Founding fathers were career public servants

I appreciated so much the article on Nov. 18, "Bad Arguments from right, left," by Emil Franzi.

There is much to be said regarding our Founding Fathers and the work that they accomplished. Emil correctly stated: "The issue is not how long they served but how well."

I am intrigued with the reference regarding "career politicians" and its relationship to how well they served. Perhaps the reason that they did so well rests with the possibility that they were career servants rather than "career politicians." There is a big difference. Understanding the difference can explain why they did so well.

James Madison and others diligently studied the history of governments, their failures and the results of different forms of government. Some would say that this is what a politician would do. I say that this is what a servant would do in preparation for the significant changes being proposed. There was interest in politics, but that was dwarfed their interest in the success of a new government.

Our Founding Fathers stepped up to the call of service. They understood human nature and what politicians would do: relentlessly striving for power and control of the masses. Power and control are characteristics of "career politician."

The intent of the Constitution was to bind in chains those in authority. The success of our government was paramount to any political endeavors. In 1787, George Washington did not want to participate when called upon from private life, but did. James Madison persuaded (begged) him to be present in Philadelphia in 1787. If he not been there, the entire process would have failed.
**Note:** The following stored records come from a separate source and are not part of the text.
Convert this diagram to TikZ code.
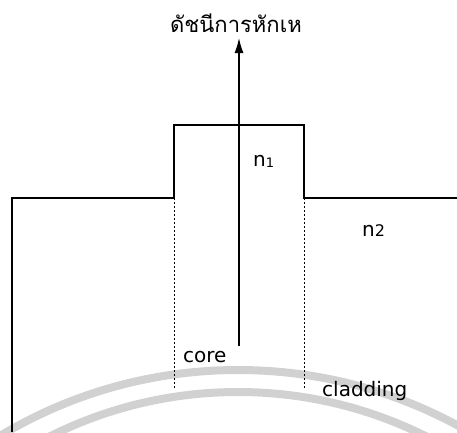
\documentclass[tikz,border=0pt]{standalone}
\usepackage{fontspec}
\setmainfont{DejaVu Sans}
\newfontfamily\thaifont[Script=Thai]{Loma}
\usetikzlibrary{arrows.meta}
\tikzset{
  profile/.style={line width=1.8pt, line join=miter},
  axisline/.style={line width=1.3pt, -{Latex[length=15pt,width=9pt]}},
  boundary/.style={line width=0.9pt, dash pattern=on 2pt off 2pt},
  band/.style={line width=8pt, color=black!18},
  lbl/.style={anchor=base west, inner sep=0pt, font=\fontsize{20}{20}\selectfont},
}
\begin{document}
\begin{tikzpicture}[x=1pt,y=-1pt]
  \useasboundingbox (0,0) rectangle (457,432);
  % faint circular bands near the bottom
  \begin{scope}
    \clip (0,0) rectangle (457,432);
    \draw[band] (238,832) circle[radius=462];
    \draw[band] (238,812) circle[radius=420];
  \end{scope}
  % step index profile
  \coordinate (p0) at (12,432);
  \coordinate (p1) at (12,198);
  \coordinate (p2) at (174,198);
  \coordinate (p3) at (174,125);
  \coordinate (p4) at (304,125);
  \coordinate (p5) at (304,198);
  \coordinate (p6) at (457,198);
  \draw[profile] (p0) -- (p1) -- (p2) -- (p3) -- (p4) -- (p5) -- (p6);
  % core / cladding boundaries
  \coordinate (b1) at (174,388);
  \coordinate (b2) at (304,388);
  \draw[boundary] (p2) -- (b1);
  \draw[boundary] (p5) -- (b2);
  % refractive index axis
  \coordinate (a0) at (239,346);
  \coordinate (a1) at (239,38);
  \draw[axisline] (a0) -- (a1);
  % labels
  \node[anchor=base west, inner sep=0pt, font=\thaifont\fontsize{22}{22}\selectfont] (title) at (170,32) {ดัชนีการหักเห};
  \node[lbl] (n1) at (253,166) {n\raisebox{-1pt}{\fontsize{13}{13}\selectfont 1}};
  \node[lbl] (n2) at (362,236) {n{\fontsize{16}{16}\selectfont 2}};
  \node[lbl] (core) at (183,362) {core};
  \node[lbl] (clad) at (322,396) {cladding};
\end{tikzpicture}
\end{document}
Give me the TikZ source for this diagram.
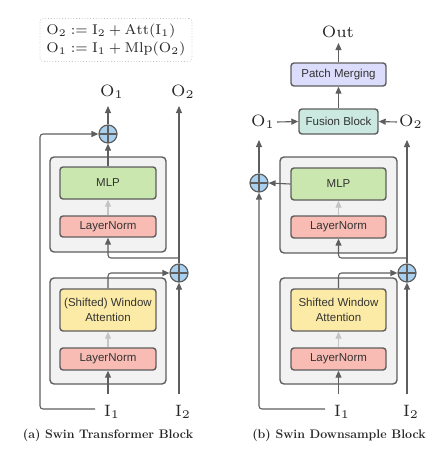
\documentclass[tikz,border=0pt]{standalone}
\usepackage{fontspec}
\newfontfamily\boxfont{Liberation Sans}
\usetikzlibrary{arrows.meta,calc}
\definecolor{lnc}{HTML}{5E5E5E}
\definecolor{graybg}{HTML}{F2F2F2}
\definecolor{mlpc}{HTML}{C9E7AE}
\definecolor{lnormc}{HTML}{F8BCB4}
\definecolor{attc}{HTML}{FCEBA6}
\definecolor{fusc}{HTML}{CBE9E1}
\definecolor{pmc}{HTML}{DCDCFC}
\definecolor{plusc}{HTML}{A9D0EE}
\definecolor{lightarr}{HTML}{C4C4C4}
\definecolor{txtc}{HTML}{333333}
\newcommand{\biglbl}[1]{\scalebox{2.35}{\fontsize{7}{8}\selectfont #1}}
\tikzset{
  arr/.style={draw=lnc,line width=1.1pt,-{Triangle[length=7pt,width=6pt]},rounded corners=3pt},
  lightarrow/.style={draw=lightarr,line width=1.1pt,-{Triangle[length=7pt,width=6pt]}},
  blk/.style={draw=lnc,line width=1.4pt,rounded corners=3pt,minimum width=96pt,align=center,
    font=\boxfont\fontsize{11.5}{14}\selectfont,text=txtc,inner sep=0pt},
  outer/.style={draw=lnc,line width=1.4pt,rounded corners=4pt,fill=graybg},
  plusnode/.style={circle,draw=lnc,line width=1.2pt,fill=plusc,minimum size=18pt,inner sep=0pt,
    path picture={\draw[lnc,line width=1.2pt] (path picture bounding box.north) -- (path picture bounding box.south)
      (path picture bounding box.west) -- (path picture bounding box.east);}},
  lbl/.style={inner sep=0pt,text=black!85},
  captext/.style={font=\bfseries\fontsize{12.4}{14}\selectfont,inner sep=0pt,text=black!85}
}
\begin{document}
\begin{tikzpicture}[x=1pt,y=-1pt]
\useasboundingbox (0,0) rectangle (447,455);
% ---------- formula box
\node[draw=lightarr,dotted,line width=0.8pt,rounded corners=3pt,minimum width=152pt,minimum height=43pt,
  inner sep=0pt,text=black!85] (formula) at (116,40)
  {\scalebox{2.02}{\fontsize{7}{8.7}\selectfont\thickmuskip=4.5mu\medmuskip=3.5mu\begin{tabular}{@{}l@{}}$\mathrm{O}_2 := \mathrm{I}_2 + \mathrm{Att}(\mathrm{I}_1)$\\$\mathrm{O}_1 := \mathrm{I}_1 + \mathrm{Mlp}(\mathrm{O}_2)$\end{tabular}}};
% ================= left panel
\draw[outer] (50,157) rectangle (166,252);
\draw[outer] (50,278) rectangle (166,384);
\node[blk,fill=mlpc,minimum height=32pt] (mlpA) at (108,183) {MLP};
\node[blk,fill=lnormc,minimum height=21pt] (ln1A) at (108,226.5) {LayerNorm};
\node[blk,fill=attc,minimum height=42pt] (attA) at (108,310) {(Shifted) Window\\[1pt]Attention};
\node[blk,fill=lnormc,minimum height=22pt] (ln2A) at (108,359) {LayerNorm};
\node[plusnode] (p1A) at (108,134) {};
\node[plusnode] (p2A) at (179,273) {};
\node[lbl] (o1A) at (112,92) {\biglbl{$\mathrm{O}_1$}};
\node[lbl] (o2A) at (183,92) {\biglbl{$\mathrm{O}_2$}};
\node[lbl] (i1A) at (112,412) {\biglbl{$\mathrm{I}_1$}};
\node[lbl] (i2A) at (183,412) {\biglbl{$\mathrm{I}_2$}};
\coordinate (o1Aend) at (108,106);
\coordinate (o2Aend) at (179,106);
\coordinate (i1Astart) at (108,394);
\coordinate (i2Astart) at (179,394);
\coordinate (skipA) at (95,409);
\coordinate (brA) at (179,258);
\draw[arr] (p1A.north) -- (o1Aend);
\draw[arr] (mlpA.north) -- (p1A.south);
\draw[lightarrow] (ln1A.north) -- (mlpA.south);
\draw[lightarrow] (ln2A.north) -- (attA.south);
\draw[arr] (i1Astart) -- (ln2A.south);
\draw[arr] (attA.north) |- (p2A.west);
\draw[arr] (i2Astart) -- (p2A.south);
\draw[arr] (p2A.north) -- (o2Aend);
\draw[arr] (brA) -| (ln1A.south);
\draw[arr] (skipA) -- (40,409) |- (p1A.west);
\node[captext] (capA) at (108,435) {(a) Swin Transformer Block};
% ================= right panel
\draw[outer] (280,157) rectangle (397,253);
\draw[outer] (280,278) rectangle (397,384);
\node[blk,fill=pmc,minimum width=95pt,minimum height=23pt] (pmB) at (338.5,74.5) {Patch Merging};
\node[blk,fill=fusc,minimum width=79pt,minimum height=25pt] (fuB) at (338.5,121.5) {Fusion Block};
\node[blk,fill=mlpc,minimum width=95pt,minimum height=32pt] (mlpB) at (338.5,184) {MLP};
\node[blk,fill=lnormc,minimum width=95pt,minimum height=22pt] (ln1B) at (338.5,227) {LayerNorm};
\node[blk,fill=attc,minimum width=95pt,minimum height=42pt] (attB) at (338.5,310) {Shifted Window\\[1pt]Attention};
\node[blk,fill=lnormc,minimum width=95pt,minimum height=22pt] (ln2B) at (338.5,359) {LayerNorm};
\node[plusnode] (p1B) at (259,183) {};
\node[plusnode] (p2B) at (407,273) {};
\node[lbl] (outB) at (338,32) {\biglbl{$\mathrm{Out}$}};
\node[lbl] (o1B) at (263,122) {\biglbl{$\mathrm{O}_1$}};
\node[lbl] (o2B) at (411,122) {\biglbl{$\mathrm{O}_2$}};
\node[lbl] (i1B) at (342,412) {\biglbl{$\mathrm{I}_1$}};
\node[lbl] (i2B) at (411,412) {\biglbl{$\mathrm{I}_2$}};
\coordinate (outBend) at (338.5,43);
\coordinate (o1Bstart) at (277,122);
\coordinate (o2Bstart) at (397,122);
\coordinate (p1Bend) at (259,140);
\coordinate (p2Bend) at (407,140);
\coordinate (i1Bstart) at (338.5,394);
\coordinate (i2Bstart) at (407,394);
\coordinate (skipB) at (325,409);
\coordinate (brB) at (407,258);
\draw[arr] (pmB.north) -- (outBend);
\draw[arr] (fuB.north) -- (pmB.south);
\draw[arr] (o1Bstart) -- (fuB.west);
\draw[arr] (o2Bstart) -- (fuB.east);
\draw[arr] (p1B.north) -- (p1Bend);
\draw[arr] (mlpB.west) -- (p1B.east);
\draw[lightarrow] (ln1B.north) -- (mlpB.south);
\draw[lightarrow] (ln2B.north) -- (attB.south);
\draw[arr] (i1Bstart) -- (ln2B.south);
\draw[arr] (attB.north) |- (p2B.west);
\draw[arr] (i2Bstart) -- (p2B.south);
\draw[arr] (p2B.north) -- (p2Bend);
\draw[arr] (brB) -| (ln1B.south);
\draw[arr] (skipB) -- (259,409) -- (p1B.south);
\node[captext] (capB) at (339,435) {(b) Swin Downsample Block};
\end{tikzpicture}
\end{document}
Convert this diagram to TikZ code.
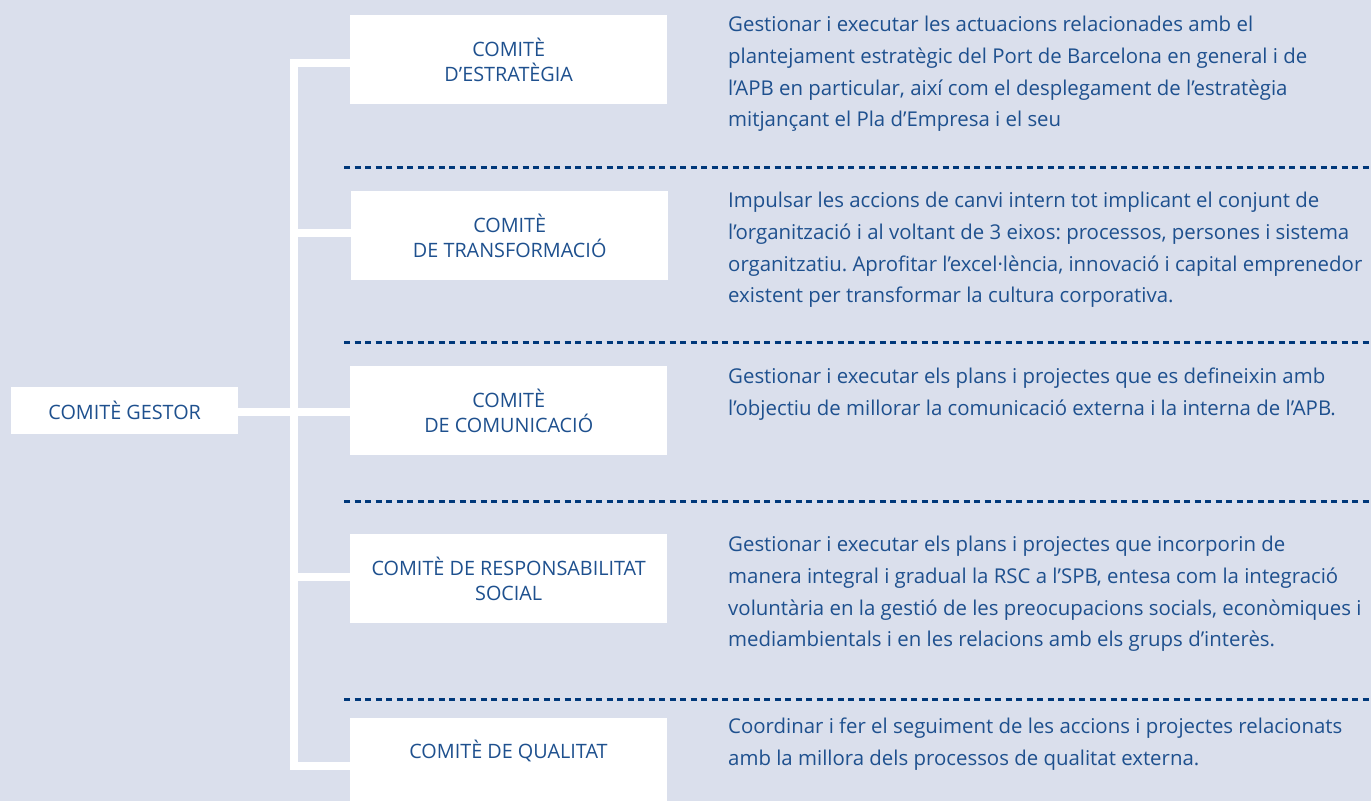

Today we have "career politicians" more concerned about themselves and special interests rather than the citizenry. Emphasis on photo opportunities and ego-centered legislative maneuvers has superceded the best interests of the people. A "career politician" strives for power, control and manipulation through deception. A servant strives to limit that power and control and serves its citizenry for that cause.

Our Founding Fathers were career servants whose focus was "We the People." We desperately need political servants today.